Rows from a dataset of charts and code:

▼

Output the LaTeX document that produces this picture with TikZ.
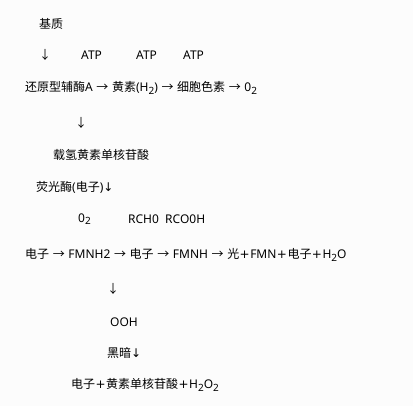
\documentclass[tikz,border=0pt]{standalone}
\usepackage{fontspec}
\setmainfont{Noto Sans}
\newfontfamily\cjk{Noto Sans CJK SC}
\newfontfamily\djv{DejaVu Sans}
\definecolor{bg}{RGB}{252,252,252}
\newcommand\lsub[1]{\raisebox{-0.35ex}{\fontsize{10}{10}\selectfont #1}}
\newcommand\ar{\makebox[13pt]{\cjk →}}
\newcommand\pl{\makebox[11pt]{\djv +}}
\newcommand\dn{{\djv ↓}}
\begin{document}
\begin{tikzpicture}[x=1pt,y=-1pt,
  txt/.style={anchor=west, inner sep=0pt, font=\fontsize{12}{14}\selectfont},
  arr/.style={anchor=center, inner sep=0pt, font=\fontsize{12}{14}\selectfont\cjk}]
\fill[bg] (0,0) rectangle (413,406);
\useasboundingbox (0,0) rectangle (413,406);
\node[txt] (l1) at (39,24) {\cjk 基质};
\node[arr] (a1) at (45,55) {↓};
\node[txt] (atp1) at (81,55) {ATP};
\node[txt] (atp2) at (136,55) {ATP};
\node[txt] (atp3) at (183,55) {ATP};
\node[txt] (l3) at (25,88) {{\cjk 还原型辅酶}A \ar{} {\cjk 黄素}(H\lsub{2}) \ar{} {\cjk 细胞色素} \ar{} 0\lsub{2}};
\node[arr] (a2) at (81,123) {↓};
\node[txt] (l5) at (53,155) {\cjk 载氢黄素单核苷酸};
\node[txt] (l6) at (36,187) {{\cjk 荧光酶}({\cjk 电子})\dn};
\node[txt] (o2) at (78,219) {0\lsub{2}};
\node[txt] (rch) at (128,219) {RCH0\ \ RCO0H};
\node[txt] (l8) at (25,255) {{\cjk 电子} \ar{} FMNH2 \ar{} {\cjk 电子} \ar{} FMNH \ar{} {\cjk 光}\pl FMN\pl{\cjk 电子}\pl H\lsub{2}O};
\node[arr] (a3) at (113,289) {↓};
\node[txt] (ooh) at (110,322) {OOH};
\node[txt] (l11) at (107,353) {{\cjk 黑暗}\dn};
\node[txt] (l12) at (71,385) {{\cjk 电子}\pl{\cjk 黄素单核苷酸}\pl H\lsub{2}O\lsub{2}};
\end{tikzpicture}
\end{document}
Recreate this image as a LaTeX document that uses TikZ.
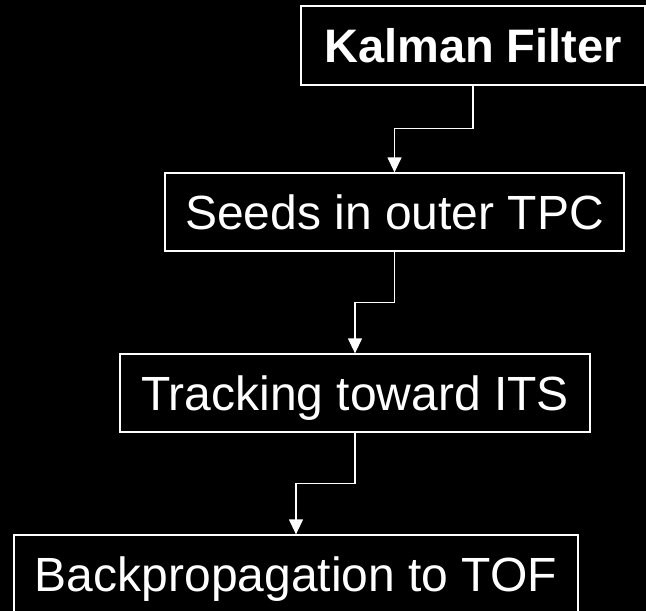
\documentclass[tikz,border=0pt]{standalone}
\usepackage{fontspec}
\setmainfont{Liberation Sans}
\usetikzlibrary{arrows.meta}
\begin{document}
\begin{tikzpicture}[x=1pt,y=-1pt,
  stagebox/.style={draw=white,line width=1.3pt,fill=black,text=white,inner sep=0pt,
    font=\fontsize{48}{57}\selectfont,text height=34.4pt,text depth=0pt},
  link/.style={draw=white,line width=1.3pt,-{Triangle[width=14pt,length=15pt]}}]
\fill[black] (0,0) rectangle (646,611);
\useasboundingbox (0,0) rectangle (646,611);
\clip (0,0) rectangle (646,611);
\node[stagebox,minimum width=344pt,minimum height=79pt,font=\fontsize{47}{56}\selectfont\bfseries,text height=33.6pt] (A) at (473,45.5) {Kalman Filter};
\node[stagebox,minimum width=459pt,minimum height=78pt] (B) at (394.5,212) {Seeds in outer TPC};
\node[stagebox,minimum width=470pt,minimum height=78pt] (C) at (355,393) {Tracking toward ITS};
\node[stagebox,minimum width=564pt,minimum height=78pt] (D) at (296,574) {Backpropagation to TOF};
\draw[link] (A.south) -- ++(0,43) -| (B.north);
\draw[link] (B.south) -- ++(0,51) -| (C.north);
\draw[link] (C.south) -- ++(0,51) -| (D.north);
\end{tikzpicture}
\end{document}
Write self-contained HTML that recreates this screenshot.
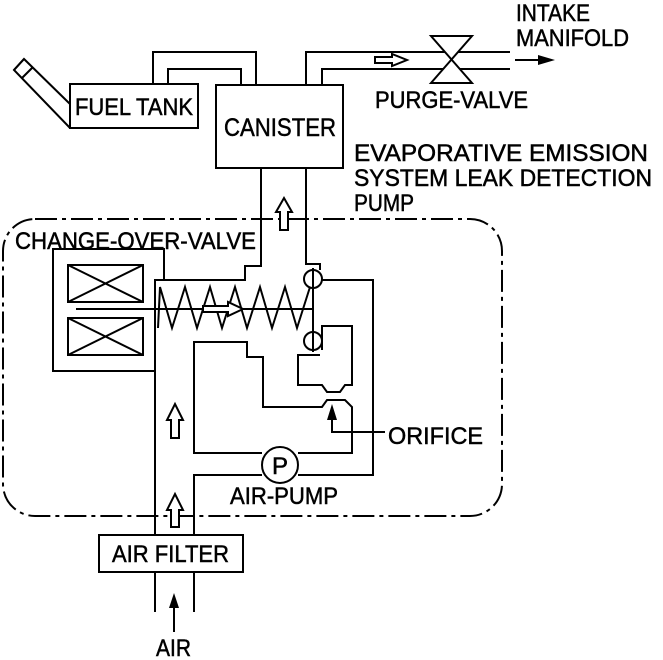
<!DOCTYPE html>
<html><head><meta charset="utf-8"><style>
html,body{margin:0;padding:0;background:#fff;}
svg{display:block;}
text{font-family:"Liberation Sans",Arial,sans-serif;fill:#000;stroke:#000;stroke-width:0.5px;font-size:24px;}
</style></head><body>
<svg width="663" height="660" viewBox="0 0 663 660" xmlns="http://www.w3.org/2000/svg">
<g fill="none" stroke="#000" stroke-width="2" stroke-linejoin="miter">
<rect x="3" y="219" width="499" height="297" rx="32" ry="32" stroke-dasharray="22,5,4,5"/>
<polyline points="70,128 14,70 24,59 70,104"/>
<line x1="14" y1="70" x2="24" y2="59"/>
<line x1="22" y1="78" x2="33" y2="67"/>
<rect x="70" y="84" width="128" height="44" fill="#fff"/>
<rect x="216" y="85" width="127" height="83"/>
<polyline points="153,84 153,52 256,52 256,85"/>
<polyline points="168,84 168,69 241,69 241,85"/>
<polyline points="306,85 306,52 510,52"/>
<polyline points="322,85 322,69 510,69"/>
<polygon points="431,36 472,36 431,83 472,83" fill="#fff"/>
<polygon points="375,57 392,57 392,54 407,60 392,66 392,63 375,63" fill="#fff"/>
<polyline points="261,168 261,266 245,266 245,280 155,280 155,535"/>
<polyline points="306,168 306,264 320,264 320,270"/>
<polygon points="280,230 280,212 276,212 284,198 292,212 288,212 288,230" fill="#fff"/>
<polyline points="155,371 53,371 53,249 164,249 164,280"/>
<rect x="68" y="265" width="75" height="37"/>
<line x1="68" y1="265" x2="143" y2="302"/><line x1="143" y1="265" x2="68" y2="302"/>
<rect x="68" y="318" width="75" height="37"/>
<line x1="68" y1="318" x2="143" y2="355"/><line x1="143" y1="318" x2="68" y2="355"/>
<line x1="76" y1="309" x2="313" y2="309"/>
<polyline points="158,328 160,287 172,328 185,287 197,328 210,287 222,328 235,287 247,328 260,287 272,328 285,287 297,328 310,287"/>
<polygon points="203,306 228,306 228,302 243,309 228,316 228,312 203,312" fill="#fff"/>
<line x1="313" y1="268" x2="313" y2="352"/>
<circle cx="313" cy="279" r="9"/>
<circle cx="313" cy="341" r="9"/>
<polyline points="322,280 373,280 373,475 298,475"/>
<polyline points="262,475 194,475 194,535"/>
<polyline points="262,453 194,453 194,342 247,342 247,357 263,357 263,407 322,407 327,400 345,400 352,407 352,453 298,453"/>
<polyline points="322,350 322,326 352,326 352,385 345,385 340,392 327,392 322,385 298,385 298,355 320,355"/>
<circle cx="280" cy="465" r="18"/>
<polyline points="385,432 332,432 332,418"/>
<polygon points="171,438 171,420 167,420 175,404 183,420 179,420 179,438" fill="#fff"/>
<polygon points="171,527 171,510 167,510 175,494 183,510 179,510 179,527" fill="#fff"/>
<rect x="99" y="535" width="144" height="37" fill="#fff"/>
<line x1="155" y1="572" x2="155" y2="612"/>
<line x1="194" y1="572" x2="194" y2="612"/>
<line x1="174" y1="632" x2="174" y2="600"/>
<line x1="515" y1="60" x2="540" y2="60"/>
</g>
<g fill="#000">
<polygon points="332,404 327,420 337,420"/>
<polygon points="174,593 169,608 179,608"/>
<polygon points="555,60 538,55 538,65"/>
</g>
<text x="280" y="474" text-anchor="middle">P</text>
<text x="75" y="115" textLength="118" lengthAdjust="spacingAndGlyphs">FUEL TANK</text>
<text x="224" y="136" style="font-size:25px" textLength="112" lengthAdjust="spacingAndGlyphs">CANISTER</text>
<text x="516" y="21" textLength="74" lengthAdjust="spacingAndGlyphs">INTAKE</text>
<text x="516" y="46" textLength="113" lengthAdjust="spacingAndGlyphs">MANIFOLD</text>
<text x="375" y="108" textLength="153" lengthAdjust="spacingAndGlyphs">PURGE-VALVE</text>
<text x="354" y="161" textLength="294" lengthAdjust="spacingAndGlyphs">EVAPORATIVE EMISSION</text>
<text x="354" y="186" textLength="298" lengthAdjust="spacingAndGlyphs">SYSTEM LEAK DETECTION</text>
<text x="354" y="211" textLength="60" lengthAdjust="spacingAndGlyphs">PUMP</text>
<text x="15" y="249" textLength="241" lengthAdjust="spacingAndGlyphs">CHANGE-OVER-VALVE</text>
<text x="388" y="444" textLength="95" lengthAdjust="spacingAndGlyphs">ORIFICE</text>
<text x="230" y="504" textLength="108" lengthAdjust="spacingAndGlyphs">AIR-PUMP</text>
<text x="112" y="562" textLength="117" lengthAdjust="spacingAndGlyphs">AIR FILTER</text>
<text x="156" y="656" textLength="35" lengthAdjust="spacingAndGlyphs">AIR</text>
</svg>
</body></html>
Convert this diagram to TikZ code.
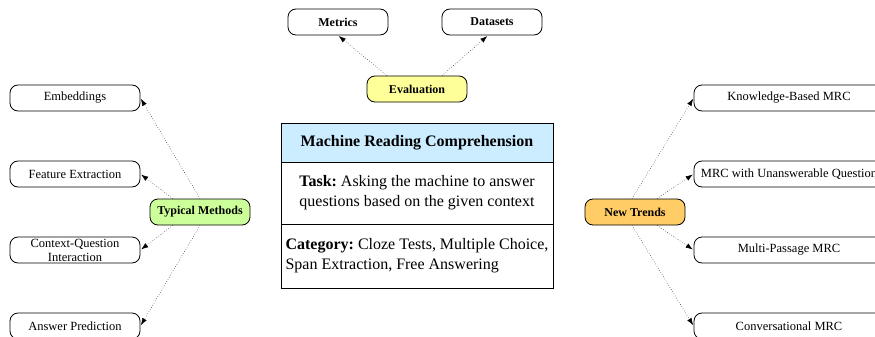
\documentclass[tikz,border=0pt]{standalone}
\usepackage{fontspec}
\setmainfont{Liberation Serif}
\usepackage{tikz}
\usetikzlibrary{arrows.meta,positioning}
\frenchspacing

\definecolor{methgreen}{RGB}{204,255,153}
\definecolor{evalyellow}{RGB}{255,255,153}
\definecolor{trendorange}{RGB}{255,204,102}
\definecolor{mrcblue}{RGB}{204,236,255}

\begin{document}
\begin{tikzpicture}[->,>={Latex[length=7pt,width=5pt]},shorten >=1pt,x=1pt,y=-1pt]
  \tikzstyle{leaf}=[draw,line width=0.8pt,rounded corners=8pt,minimum width=130pt,minimum height=26pt,inner ysep=0pt,align=center,font=\fontsize{12.5}{14}\selectfont]
  \tikzstyle{hub}=[leaf,minimum width=100pt,font=\fontsize{12}{14}\selectfont\bfseries]
  \tikzstyle{cell}=[draw,line width=0.8pt,rectangle,minimum width=272pt,inner xsep=2pt,outer sep=0pt,font=\fontsize{16}{20}\selectfont]
  \tikzstyle{link}=[dotted,line width=0.5pt]
  \path[use as bounding box,clip] (0,0) rectangle (875,337);

	% typical methods
	\node[leaf] (emb) at (75,98) {Embeddings};
	\node[leaf] (feat) at (75,174) {Feature Extraction};
	\node[leaf] (cqi) at (75,250) {Context-Question\\Interaction};
	\node[leaf] (ans) at (75,326) {Answer Prediction};
	\node[hub, fill=methgreen] (meth) at (200,212) {Typical Methods};

	% evaluation
	\node[hub, fill=evalyellow] (eval) at (417,89) {Evaluation};
	\node[hub] (metr) at (338,22) {Metrics};
	\node[hub] (data) at (492,22) {Datasets};

	% central table
	\node[cell, fill=mrcblue, minimum height=39pt, font=\fontsize{16}{20}\selectfont\bfseries] (mrc) at (417,142.5) {Machine Reading Comprehension};
	\node[cell, below=0pt of mrc, minimum height=62pt, align=center] (task) {\textbf{Task:} Asking the machine to answer\\questions based on the given context};
	\node[cell, below=0pt of task, minimum height=64pt, align=left] (cat) {\textbf{Category:} Cloze Tests, Multiple Choice,\\Span Extraction, Free Answering};

	% new trends
	\node[hub, fill=trendorange] (trend) at (635,212) {New Trends};
	\node[leaf, minimum width=190pt] (kb) at (789,98) {Knowledge-Based MRC};
	\node[leaf, minimum width=190pt] (unq) at (789,174) {MRC with Unanswerable Question};
	\node[leaf, minimum width=190pt] (multi) at (789,250) {Multi-Passage MRC};
	\node[leaf, minimum width=190pt] (conv) at (789,326) {Conversational MRC};

	\path[link]
	(meth.north) edge (emb.east)
	([xshift=-27pt]meth.north) edge (feat.east)
	([xshift=-27pt]meth.south) edge (cqi.east)
	(meth.south) edge (ans.east)
	([xshift=-30pt]eval.north) edge (metr.south)
	([xshift=25pt]eval.north) edge ([xshift=-4pt]data.south)
	([xshift=-3pt]trend.north) edge (kb.west)
	([xshift=22pt]trend.north) edge (unq.west)
	([xshift=22pt]trend.south) edge (multi.west)
	([xshift=-3pt]trend.south) edge (conv.west);
\end{tikzpicture}
\end{document}
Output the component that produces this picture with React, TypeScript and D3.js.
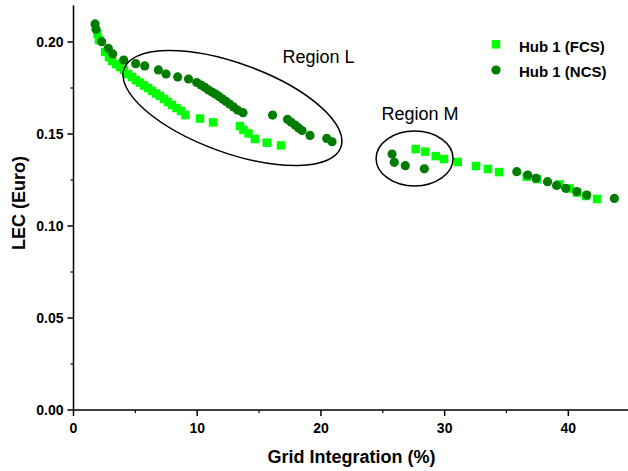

▲

● Goal:
Find the lines with the string "this" and reproduce them.

● Result:
Output the LaTeX document that produces this picture with TikZ.
Recreate this image as a LaTeX document that uses TikZ.
Write self-contained HTML that recreates this screenshot.
Convert this diagram to TikZ code.
Output the component that produces this picture with React, TypeScript and D3.js.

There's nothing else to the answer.